The activists, almost all defectors from North Korea, said they had to skirt South Korean policemen blocking them from their intended launch site and drive to a much less conspicuous site 20 miles south of the border village of Imjingak, the historical tourist area from which they had earlier planned to launch the balloons. 

The activists had chosen Imjingak, which includes a Buddhist shrine, a peace bell, and memorials to those who died in the Korean War, because it is a highly visible site where they could obtain maximum publicity. Local residents objected, however, after North Korea promised “merciless strikes” on the area, several miles south of the truce village of Panmunjom in the demilitarized zone between the two Koreas.

The alternative site was on Ganghwa Island, at the mouth of the Han River about 30 miles northwest of Seoul. North Korea’s barren countryside is clearly visible on the other side.

The activists said they avoided policemen in their quest for a new launch site, but left the impression that authorities wanted to let them launch their balloons after having put on an appearance of frustrating their first plan. If the police had really wanted to stop them, one analyst noted anonymously, they would have followed them closely and set up new roadblocks.

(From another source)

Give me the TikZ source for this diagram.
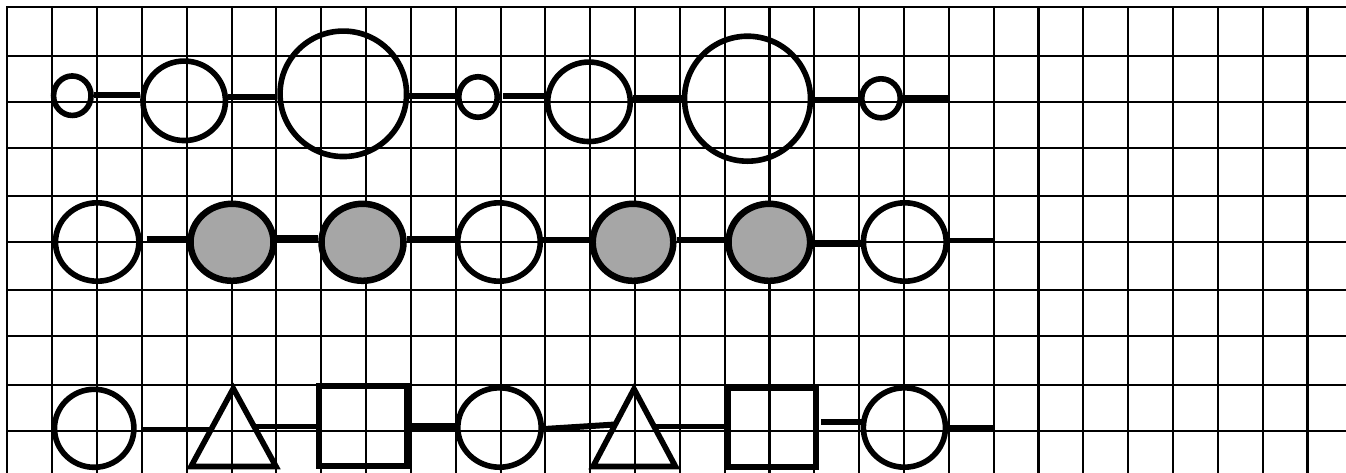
\documentclass[tikz,border=0pt]{standalone}
\usetikzlibrary{shapes.geometric,calc}
\definecolor{ink}{HTML}{000000}
\definecolor{dotfill}{HTML}{A6A6A6}

\begin{document}
\begin{tikzpicture}[
  x=1pt, y=-1pt,
  gridline/.style={draw=ink, line width=2pt, line cap=rect},
  ring/.style 2 args={
    ellipse,
    draw=ink,
    line width=5.6pt,
    inner sep=0pt,
    minimum width=#1,
    minimum height=#2
  },
  dot/.style 2 args={
    ellipse,
    draw=ink,
    fill=dotfill,
    line width=6.5pt,
    inner sep=0pt,
    minimum width=#1,
    minimum height=#2
  },
  block/.style 2 args={
    rectangle,
    draw=ink,
    line width=6pt,
    inner sep=0pt,
    minimum width=#1,
    minimum height=#2
  },
  tri/.style={draw=ink, line width=5.6pt, line join=miter},
  link/.style={draw=ink, line width=6pt},
  thinlink/.style={draw=ink, line width=5pt},
  thicklink/.style={draw=ink, line width=8pt}
]

% canvas
\useasboundingbox (0,0) rectangle (1346,472);

% Grid
\foreach \k in {0,...,29}
  \draw[gridline] ({7.3+44.84*\k},7.3) -- ({7.3+44.84*\k},472);
\foreach \k in {17,23,29}
  \draw[gridline, line width=2.8pt] ({7.3+44.84*\k},7.3) -- ({7.3+44.84*\k},472);
\foreach \y in {7.3,55.7,101.7,147.7,195.7,241.7,289.7,335.7,384.7,430.7}
  \draw[gridline] (7.3,\y) -- (1346,\y);

% Top row: circles of three sizes
\node[ring={37.5pt}{39.5pt}] (s1) at (72.3,95.7) {};
\node[ring={82.5pt}{79.5pt}] (s2) at (184.2,100.8) {};
\node[ring={126.5pt}{125.5pt}] (s3) at (343.3,93.8) {};
\node[ring={38.5pt}{40.5pt}] (s4) at (478,97) {};
\node[ring={82.5pt}{79.5pt}] (s5) at (589,101.8) {};
\node[ring={126pt}{125pt}] (s6) at (747.5,98.7) {};
\node[ring={38.5pt}{39pt}] (s7) at (881,98.3) {};

\draw[link] (s1.east |- 0,95) -- (s2.west |- 0,95);
\draw[link] (s2.east |- 0,96.7) -- (s3.west |- 0,96.7);
\draw[link] (s3.east |- 0,96) -- (s4.west |- 0,96);
\draw[link, shorten <=3pt] (s4.east |- 0,95.7) -- (s5.west |- 0,95.7);
\draw[thicklink] (s5.east |- 0,99) -- (s6.west |- 0,99);
\draw[thinlink] (s6.east |- 0,99.3) -- (s7.west |- 0,99.3);
\coordinate (e1) at (948.3,98.3);
\draw[link] (s7.east |- e1) -- (e1);

% Middle row: white and grey circles
\node[ring={83.4pt}{78.4pt}] (m1) at (97.2,242) {};
\node[dot={83pt}{77pt}] (m2) at (232,242.3) {};
\node[dot={82pt}{77pt}] (m3) at (362.5,242.3) {};
\node[ring={82.5pt}{78.4pt}] (m4) at (499,242) {};
\node[dot={80.6pt}{77pt}] (m5) at (633,242.3) {};
\node[dot={81.6pt}{77pt}] (m6) at (769.3,242.3) {};
\node[ring={82.8pt}{78.4pt}] (m7) at (904.8,242) {};

\draw[link, shorten <=5pt] (m1.east |- 0,239.3) -- (m2.west |- 0,239.3);
\draw[thicklink] (m2.east |- 0,239) -- (m3.west |- 0,239);
\draw[link] (m3.east |- 0,239.3) -- (m4.west |- 0,239.3);
\draw[link] (m4.east |- 0,240) -- (m5.west |- 0,240);
\draw[link] (m5.east |- 0,240) -- (m6.west |- 0,240);
\draw[link, line width=7pt] (m6.east |- 0,243.3) -- (m7.west |- 0,243.3);
\coordinate (e2) at (994.7,240);
\draw[thinlink] (m7.east |- e2) -- (e2);

% Bottom row: circle, triangle, square
\node[ring={79.4pt}{78pt}] (o1) at (94.2,428.3) {};
\node[block={88pt}{80.6pt}] (q1) at (363,426) {};
\node[ring={83.4pt}{79.4pt}] (o2) at (499.5,427.5) {};
\node[block={88pt}{79pt}] (q2) at (772.2,427.5) {};
\node[ring={82.1pt}{79.4pt}] (o3) at (904.4,427.5) {};

\coordinate (t1bl) at (191,466.5);
\coordinate (t1top) at (233.3,388.5);
\coordinate (t1br) at (276,466.5);
\draw[tri] (t1bl) -- (t1top) -- (t1br) -- cycle;
\coordinate (t1l) at ($(t1bl)!0.48!(t1top)$);
\coordinate (t1r) at ($(t1br)!0.51!(t1top)$);

\coordinate (t2bl) at (593,466.5);
\coordinate (t2top) at (634,389);
\coordinate (t2br) at (675.5,466.5);
\draw[tri] (t2bl) -- (t2top) -- (t2br) -- cycle;
\coordinate (t2l) at ($(t2bl)!0.542!(t2top)$);
\coordinate (t2r) at ($(t2br)!0.514!(t2top)$);

\draw[thinlink, shorten <=6pt] (o1.east |- t1l) -- (t1l);
\draw[thinlink] (t1r) -- (q1.west |- t1r);
\draw[link, line width=7pt] (q1.east |- 0,426.7) -- (o2.west |- 0,426.7);
\draw[link] (o2.east |- 0,429) -- (t2l);
\draw[thinlink] (t2r) -- (q2.west |- t2r);
\draw[link, shorten <=2pt, shorten >=-5pt] (q2.east |- 0,421.7) -- (o3.west |- 0,421.7);
\coordinate (e3) at (994.7,427.3);
\draw[thinlink] (o3.east |- e3) -- (e3);

\end{tikzpicture}
\end{document}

There were no signs today of any North Korean effort to fire on the site from which balloons laden with about 120,000 leaflets on human rights abuses and dynastic rule under new leader Kim Jong-un were launched. The balloons, wafted northward on wind currents, also dropped off assorted other items – including dollar bills, candy bars, and socks.

Free North Korea Radio, one of several short-wave stations operated by activists that broadcasts from here into North Korea, carried several news stories announcing and then justifying the launch.

“We are keeping our promise to the public,” said a statement on the station’s website. “For the love of our brothers and sisters in North Korea, we cannot postpone this launch.”